Thirty years ago, Belgium was rocked by the news that the hugely popular king, Baudouin, had died during a holiday with his beloved wife, Queen Fabiola. Royal Central looks back at the life and reign of a man who shaped a modern monarchy.

Baudouin, King of the Belgians

The young Belgian king’s reign began only months before Queen Elizabeth II’s, under much more political circumstances. King Baudouin began his reign on 17 July 1951 following the abdication of his father, Leopold III, whose reputation and conduct during the Second World War never recovered in peacetime.

As Belgium became involved in the Second World War, Leopold III took it upon himself to lead the Belgian Army and refused to leave the country alongside the other Belgian government officials to set up a government-in-exile. While in Belgium, he worked under house arrest at one of his castles, and negotiated a surrender to the Germans. He was later deported to Germany by the Nazis, and could not return to Belgium after the end of the war.

His actions sparked a constitutional crisis, leading to the ‘Royal Question’ about whether or not he should be able to return and rule following his conduct. The ‘Royal Question’ was debated for six years, with a referendum held in 1950 that determined that the king could return. However, by the summer, strikes and protests against Leopold III meant that his reign was effectively over, and he announced his intention to abdicate in favour of his 21-year-old son, Baudouin, on 11 August 1950. Baudouin held his oath of office ceremony on 17 July the following year.

The then-Prince of Liège, later King Albert II, attended the coronation of Queen Elizabeth on his brother’s behalf. Queen Elizabeth II paid one state visit to Belgium during King Baudouin’s reign, from 9–13 May 1966; King Baudouin and Queen Fabiola paid a state visit to the United Kingdom from 14–17 May 1963.

King Baudouin was a popular and beloved monarch who was noted for his strong religious convictions, his declaration of the Democratic Republic of the Congo as an independent country in 1960, his love for his wife, Queen Fabiola, and for the one day in 1990 that he was not the king of the Belgians (owing to his refusal to give Royal Assent to an abortion bill and the government declaring him unfit to reign for one day while they assumed the powers of the head of state to pass the legislation).

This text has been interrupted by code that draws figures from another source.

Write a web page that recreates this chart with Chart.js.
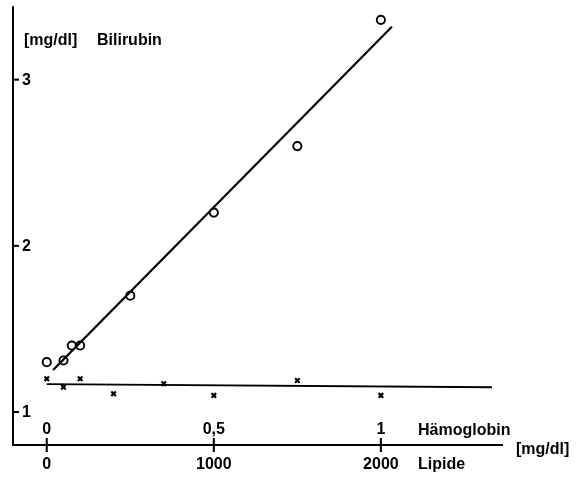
<!DOCTYPE html>
<html>
<head>
<meta charset="utf-8">
<script src="https://cdn.jsdelivr.net/npm/chart.js@4"></script>
<style>
html,body{margin:0;padding:0;background:#fff;}
#wrap{width:586px;height:477px;}
</style>
</head>
<body>
<div id="wrap"><canvas id="c" width="586" height="477"></canvas></div>
<script>
// Lipide concentration [mg/dl] (x), Bilirubin [mg/dl] (y)
const bilirubinX = [0, 100, 150, 200, 500, 1000, 1500, 2000];
const bilirubinY = [1.30, 1.31, 1.40, 1.40, 1.70, 2.20, 2.60, 3.36];
const crossX = [0, 100, 200, 400, 700, 1000, 1500, 2000];
const crossY = [1.20, 1.15, 1.20, 1.11, 1.17, 1.10, 1.19, 1.10];
const fitLineX = [38, 2066];
const fitLineY = [1.253, 3.318];
const flatLineX = [0, 2665];
const flatLineY = [1.168, 1.149];
const yTicks = [1, 2, 3];
const yTickLabels = ['1', '2', '3'];
const lipideTicks = [0, 1000, 2000];
const lipideLabels = ['0', '1000', '2000'];
const hbTicks = [0, 0.5, 1];
const hbLabels = ['0', '0,5', '1'];
const hbToLipide = 2000;

const toPts = (xs, ys) => xs.map((x, i) => ({x: x, y: ys[i]}));
const FONT = '"Liberation Sans", Arial, Helvetica, sans-serif';

const axesPlugin = {
  id: 'oldAxes',
  beforeDatasetsDraw(chart) {
    const ctx = chart.ctx;
    const xs = chart.scales.x, ys = chart.scales.y;
    const ca = chart.chartArea;
    ctx.save();
    ctx.strokeStyle = '#000';
    ctx.fillStyle = '#000';
    ctx.lineWidth = 2;
    ctx.lineCap = 'butt';
    // axis lines
    ctx.beginPath();
    ctx.moveTo(ca.left, ca.top);
    ctx.lineTo(ca.left, ca.bottom);
    ctx.lineTo(ca.right, ca.bottom);
    ctx.stroke();
    // y ticks
    ctx.font = 'bold 16px ' + FONT;
    ctx.textAlign = 'left';
    ctx.textBaseline = 'middle';
    yTicks.forEach((v, i) => {
      const py = ys.getPixelForValue(v);
      ctx.beginPath();
      ctx.moveTo(ca.left, py);
      ctx.lineTo(ca.left + 6, py);
      ctx.stroke();
      ctx.fillText(yTickLabels[i], ca.left + 9, py + 1);
    });
    // x ticks
    ctx.textAlign = 'center';
    lipideTicks.forEach((v, i) => {
      const px = xs.getPixelForValue(v);
      ctx.beginPath();
      ctx.moveTo(px, ca.bottom - 7);
      ctx.lineTo(px, ca.bottom + 7);
      ctx.stroke();
      ctx.fillText(lipideLabels[i], px, ca.bottom + 20);
    });
    hbTicks.forEach((v, i) => {
      const px = xs.getPixelForValue(v * hbToLipide);
      ctx.fillText(hbLabels[i], px, ca.bottom - 15);
    });
    // titles
    ctx.font = 'bold 16px ' + FONT;
    ctx.textAlign = 'left';
    ctx.fillText('[mg/dl]', 24, 41);
    ctx.fillText('Bilirubin', 97, 41);
    ctx.fillText('Hämoglobin', 418, ca.bottom - 14);
    ctx.fillText('[mg/dl]', 516, ca.bottom + 5);
    ctx.fillText('Lipide', 418, ca.bottom + 20);
    ctx.restore();
  }
};

new Chart(document.getElementById('c'), {
  type: 'scatter',
  data: {
    datasets: [
      {
        label: 'Fit Bilirubin',
        data: toPts(fitLineX, fitLineY),
        showLine: true,
        borderColor: '#000',
        borderWidth: 2.2,
        pointRadius: 0,
        order: 3
      },
      {
        label: 'Fit flat',
        data: toPts(flatLineX, flatLineY),
        showLine: true,
        borderColor: '#000',
        borderWidth: 1.8,
        pointRadius: 0,
        order: 3
      },
      {
        label: 'Bilirubin',
        data: toPts(bilirubinX, bilirubinY),
        pointStyle: 'circle',
        pointRadius: 4.1,
        pointBorderWidth: 1.9,
        pointBackgroundColor: 'rgba(255,255,255,0)',
        pointBorderColor: '#000',
        order: 1
      },
      {
        label: 'Kreuze',
        data: toPts(crossX, crossY),
        pointStyle: 'crossRot',
        pointRadius: 3.2,
        pointBorderWidth: 2.2,
        pointBorderColor: '#000',
        order: 2
      }
    ]
  },
  options: {
    responsive: false,
    animation: false,
    clip: false,
    layout: {padding: {left: 13, top: 6, right: 83, bottom: 32}},
    plugins: {legend: {display: false}, tooltip: {enabled: false}},
    scales: {
      x: {type: 'linear', display: false, min: -202, max: 2731},
      y: {type: 'linear', display: false, min: 0.8015, max: 3.442}
    }
  },
  plugins: [axesPlugin]
});
</script>
</body>
</html>
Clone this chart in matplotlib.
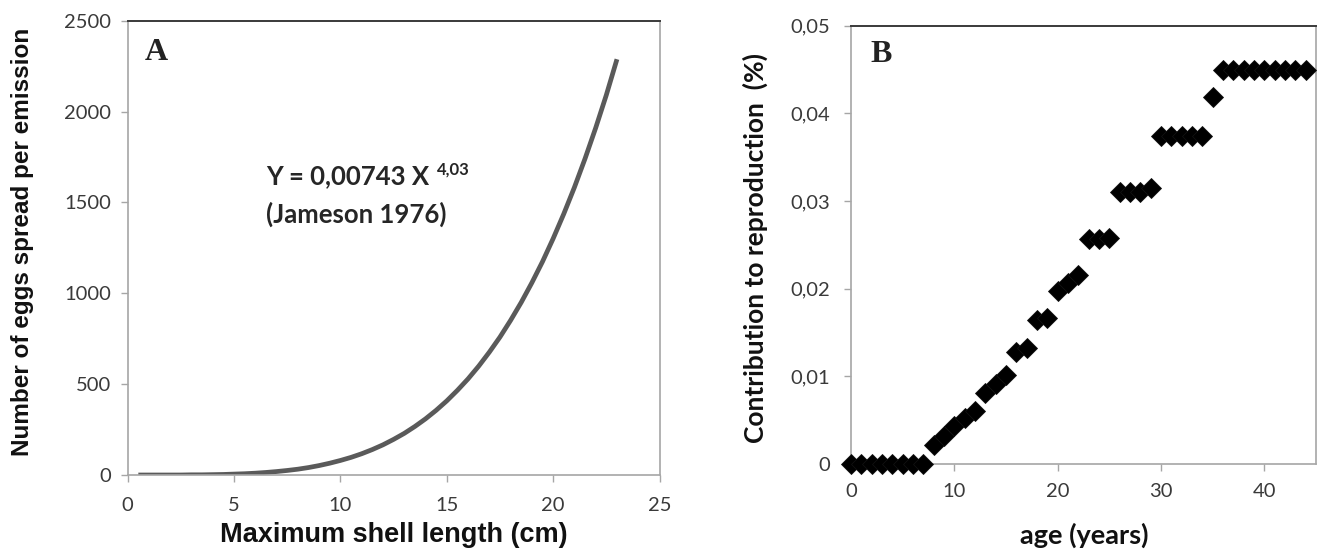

King Baudouin married the Spanish Fabiola de Mora y Aragón, a noblewoman and nurse, on 15 December 1960. Though they both held hopes for a large family, sadly Queen Fabiola had five miscarriages.

On 31 July 1993, King Baudouin passed away at the age of 62 from heart failure. His death plunged Belgium into mourning for their beloved king. Notably, The Queen attended her first and only foreign royal state funeral for King Baudouin.

King Baudouin was succeeded by his younger brother, King Albert II.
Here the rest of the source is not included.